* The problem:
Set down all of the data that follows word for word, without the images.

* Source material:

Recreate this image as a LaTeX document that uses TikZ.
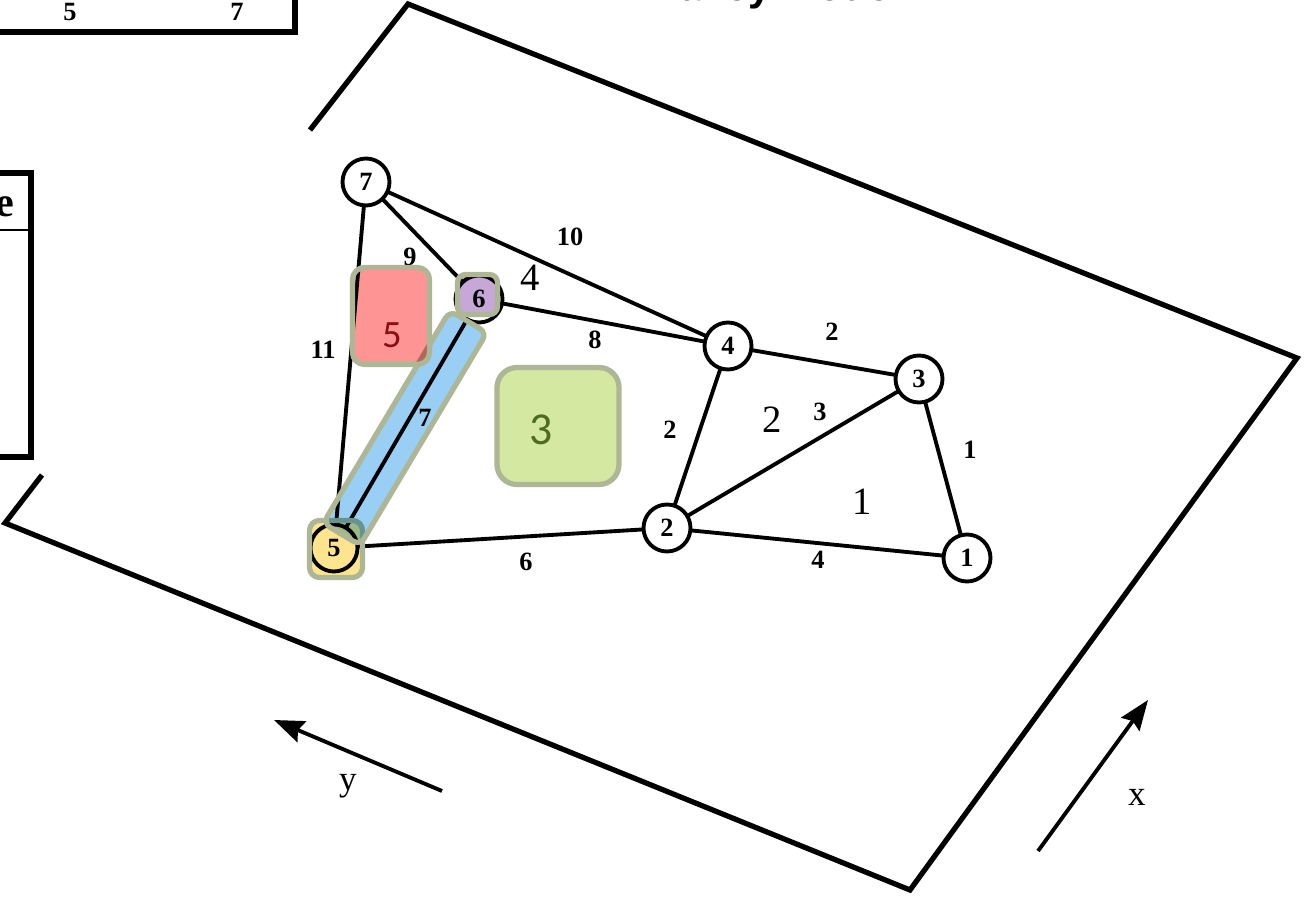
\documentclass[tikz,border=0pt]{standalone}
\usepackage{fontspec}
\setmainfont{Liberation Serif}
\newfontfamily\headfont{Liberation Sans}
\newfontfamily\patchfont{Carlito}
\definecolor{rim}{HTML}{ADB795}
\definecolor{redpatch}{HTML}{FF9494}
\definecolor{purplepatch}{HTML}{C6A7D8}
\definecolor{greenpatch}{HTML}{D5E8A2}
\definecolor{yellowpatch}{HTML}{FFE48F}
\definecolor{bluepatch}{HTML}{9ACFF5}
\definecolor{redtext}{HTML}{8A0F12}
\definecolor{greentext}{HTML}{4E6B1F}
\usepackage{tikz}
\usetikzlibrary{arrows.meta}
\usetikzlibrary{positioning}
\tikzstyle{base}=[x=0.02cm, y=-0.02cm, inner sep=0pt, outer sep=0pt]
\tikzstyle{plane}=[line width=3pt, line join=miter]
\tikzstyle{edge}=[line width=2.2pt]
\tikzstyle{vertex}=[draw, circle, fill=white, line width=2.2pt, minimum size=0.94cm, font=\fontsize{15}{15}\selectfont\bfseries]
\tikzstyle{elabel}=[font=\fontsize{15}{15}\selectfont\bfseries]
\tikzstyle{flabel}=[font=\fontsize{22}{22}\selectfont]
\tikzstyle{patch}=[draw=rim, line width=3pt]
\tikzset{tint/.style={preaction={fill=#1, blend mode=multiply}}}
\tikzstyle{axis}=[line width=2.2pt, -{Stealth[length=0.6cm, width=0.45cm, inset=0.08cm]}]

\begin{document}
\begin{tikzpicture}[base]
    \useasboundingbox (0,0) rectangle (1307,901);
    \clip (0,0) rectangle (1307,901);
    % bits of the table on the left
        \draw [line width=3.2pt] (0,32) -- (295,32) -- (295,0);
        \node [elabel] (t5) at (70,12) {5};
        \node [elabel] (t7) at (237,12) {7};
        \draw [line width=3.2pt] (0,173) -- (31,173) -- (31,457) -- (0,457);
        \draw [line width=1.6pt] (0,230) -- (31,230);
        \node [font=\fontsize{24}{24}\selectfont\bfseries, anchor=east] (te) at (14,207) {e};
        \node [font=\headfont\bfseries\fontsize{23.5}{24}\selectfont, anchor=base] (title) at (776,1) {Bailey Model};
    % the plane
        \draw [plane] (310,130) -- (408,4) -- (1297,358) -- (910,890) -- (5,523) -- (42,475);
    % graph
        \node [vertex] (v7) at (366,182) {7};
        \node [vertex] (v6) at (479,299) {6};
        \node [vertex] (v4) at (728,346) {4};
        \node [vertex] (v3) at (919,379) {3};
        \node [vertex] (v2) at (667,528) {2};
        \node [vertex] (v1) at (967,558) {1};
        \node [vertex] (v5) at (334,548) {5};
        \draw [edge] (v7) -- (v4);
        \draw [edge] (v7) -- (v6);
        \draw [edge] (v7) -- (v5);
        \draw [edge] (v6) -- (v4);
        \draw [edge] (v6) -- (v5);
        \draw [edge] (v5) -- (v2);
        \draw [edge] (v4) -- (v3);
        \draw [edge] (v4) -- (v2);
        \draw [edge] (v2) -- (v3);
        \draw [edge] (v3) -- (v1);
        \draw [edge] (v2) -- (v1);
        \node [elabel] (e10) at (570,237) {10};
        \node [elabel] (e9) at (410,257) {9};
        \node [elabel] (e8) at (595,340) {8};
        \node [elabel] (e11) at (323,350) {11};
        \node [elabel] (e7) at (425,418) {7};
        \node [elabel] (e6) at (526,562) {6};
        \node [elabel] (e2a) at (832,332) {2};
        \node [elabel] (e2b) at (670,430) {2};
        \node [elabel] (e3) at (820,412) {3};
        \node [elabel] (e1) at (970,450) {1};
        \node [elabel] (e4) at (818,560) {4};
        \node [flabel] (f4) at (530,278) {4};
        \node [flabel] (f2) at (772,420) {2};
        \node [flabel] (f1) at (862,502) {1};
    % coloured patches
        \node [patch, tint=yellowpatch, rounded corners=0.2cm, minimum width=1.06cm, minimum height=1.14cm] (hub5) at (336,549) {};
        \node [patch, tint=bluepatch, rounded corners=0.16cm, minimum width=4.95cm, minimum height=0.86cm, rotate=59.2] (strip7) at (405,428) {};
        \node [patch, tint=greenpatch, rounded corners=0.4cm, minimum width=2.44cm, minimum height=2.34cm] (face3) at (558,426) {};
        \node [patch, tint=redpatch, rounded corners=0.24cm, minimum width=1.54cm, minimum height=1.94cm] (face5) at (391,316) {};
        \node [patch, tint=purplepatch, rounded corners=0.16cm, minimum width=0.8cm, minimum height=0.8cm] (hub6) at (477.5,294.5) {};
        \node [font=\patchfont\fontsize{22}{22}\selectfont, redtext] (l5) at (392,335) {5};
        \node [font=\patchfont\fontsize{26}{26}\selectfont, greentext] (l3) at (541,430) {3};
    % axes
        \coordinate (ytail) at (442,791);
        \coordinate (yhead) at (274,720);
        \coordinate (xtail) at (1038,851);
        \coordinate (xhead) at (1148,700);
        \draw [axis] (ytail) -- (yhead);
        \draw [axis] (xtail) -- (xhead);
        \node [font=\fontsize{20}{20}\selectfont] (ylab) at (348,786) {y};
        \node [font=\fontsize{20}{20}\selectfont] (xlab) at (1137,797) {x};
    \end{tikzpicture}
\end{document}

* Correct answer:
Recreate this image as a LaTeX document that uses TikZ.
\documentclass[tikz,border=0pt]{standalone}
\usepackage{fontspec}
\setmainfont{Liberation Serif}
\newfontfamily\headfont{Liberation Sans}
\newfontfamily\patchfont{Carlito}
\definecolor{rim}{HTML}{ADB795}
\definecolor{redpatch}{HTML}{FF9494}
\definecolor{purplepatch}{HTML}{C6A7D8}
\definecolor{greenpatch}{HTML}{D5E8A2}
\definecolor{yellowpatch}{HTML}{FFE48F}
\definecolor{bluepatch}{HTML}{9ACFF5}
\definecolor{redtext}{HTML}{8A0F12}
\definecolor{greentext}{HTML}{4E6B1F}
\usepackage{tikz}
\usetikzlibrary{arrows.meta}
\usetikzlibrary{positioning}
\tikzstyle{base}=[x=0.02cm, y=-0.02cm, inner sep=0pt, outer sep=0pt]
\tikzstyle{plane}=[line width=3pt, line join=miter]
\tikzstyle{edge}=[line width=2.2pt]
\tikzstyle{vertex}=[draw, circle, fill=white, line width=2.2pt, minimum size=0.94cm, font=\fontsize{15}{15}\selectfont\bfseries]
\tikzstyle{elabel}=[font=\fontsize{15}{15}\selectfont\bfseries]
\tikzstyle{flabel}=[font=\fontsize{22}{22}\selectfont]
\tikzstyle{patch}=[draw=rim, line width=3pt]
\tikzset{tint/.style={preaction={fill=#1, blend mode=multiply}}}
\tikzstyle{axis}=[line width=2.2pt, -{Stealth[length=0.6cm, width=0.45cm, inset=0.08cm]}]

\begin{document}
\begin{tikzpicture}[base]
    \useasboundingbox (0,0) rectangle (1307,901);
    \clip (0,0) rectangle (1307,901);
    % bits of the table on the left
        \draw [line width=3.2pt] (0,32) -- (295,32) -- (295,0);
        \node [elabel] (t5) at (70,12) {5};
        \node [elabel] (t7) at (237,12) {7};
        \draw [line width=3.2pt] (0,173) -- (31,173) -- (31,457) -- (0,457);
        \draw [line width=1.6pt] (0,230) -- (31,230);
        \node [font=\fontsize{24}{24}\selectfont\bfseries, anchor=east] (te) at (14,207) {e};
        \node [font=\headfont\bfseries\fontsize{23.5}{24}\selectfont, anchor=base] (title) at (776,1) {Bailey Model};
    % the plane
        \draw [plane] (310,130) -- (408,4) -- (1297,358) -- (910,890) -- (5,523) -- (42,475);
    % graph
        \node [vertex] (v7) at (366,182) {7};
        \node [vertex] (v6) at (479,299) {6};
        \node [vertex] (v4) at (728,346) {4};
        \node [vertex] (v3) at (919,379) {3};
        \node [vertex] (v2) at (667,528) {2};
        \node [vertex] (v1) at (967,558) {1};
        \node [vertex] (v5) at (334,548) {5};
        \draw [edge] (v7) -- (v4);
        \draw [edge] (v7) -- (v6);
        \draw [edge] (v7) -- (v5);
        \draw [edge] (v6) -- (v4);
        \draw [edge] (v6) -- (v5);
        \draw [edge] (v5) -- (v2);
        \draw [edge] (v4) -- (v3);
        \draw [edge] (v4) -- (v2);
        \draw [edge] (v2) -- (v3);
        \draw [edge] (v3) -- (v1);
        \draw [edge] (v2) -- (v1);
        \node [elabel] (e10) at (570,237) {10};
        \node [elabel] (e9) at (410,257) {9};
        \node [elabel] (e8) at (595,340) {8};
        \node [elabel] (e11) at (323,350) {11};
        \node [elabel] (e7) at (425,418) {7};
        \node [elabel] (e6) at (526,562) {6};
        \node [elabel] (e2a) at (832,332) {2};
        \node [elabel] (e2b) at (670,430) {2};
        \node [elabel] (e3) at (820,412) {3};
        \node [elabel] (e1) at (970,450) {1};
        \node [elabel] (e4) at (818,560) {4};
        \node [flabel] (f4) at (530,278) {4};
        \node [flabel] (f2) at (772,420) {2};
        \node [flabel] (f1) at (862,502) {1};
    % coloured patches
        \node [patch, tint=yellowpatch, rounded corners=0.2cm, minimum width=1.06cm, minimum height=1.14cm] (hub5) at (336,549) {};
        \node [patch, tint=bluepatch, rounded corners=0.16cm, minimum width=4.95cm, minimum height=0.86cm, rotate=59.2] (strip7) at (405,428) {};
        \node [patch, tint=greenpatch, rounded corners=0.4cm, minimum width=2.44cm, minimum height=2.34cm] (face3) at (558,426) {};
        \node [patch, tint=redpatch, rounded corners=0.24cm, minimum width=1.54cm, minimum height=1.94cm] (face5) at (391,316) {};
        \node [patch, tint=purplepatch, rounded corners=0.16cm, minimum width=0.8cm, minimum height=0.8cm] (hub6) at (477.5,294.5) {};
        \node [font=\patchfont\fontsize{22}{22}\selectfont, redtext] (l5) at (392,335) {5};
        \node [font=\patchfont\fontsize{26}{26}\selectfont, greentext] (l3) at (541,430) {3};
    % axes
        \coordinate (ytail) at (442,791);
        \coordinate (yhead) at (274,720);
        \coordinate (xtail) at (1038,851);
        \coordinate (xhead) at (1148,700);
        \draw [axis] (ytail) -- (yhead);
        \draw [axis] (xtail) -- (xhead);
        \node [font=\fontsize{20}{20}\selectfont] (ylab) at (348,786) {y};
        \node [font=\fontsize{20}{20}\selectfont] (xlab) at (1137,797) {x};
    \end{tikzpicture}
\end{document}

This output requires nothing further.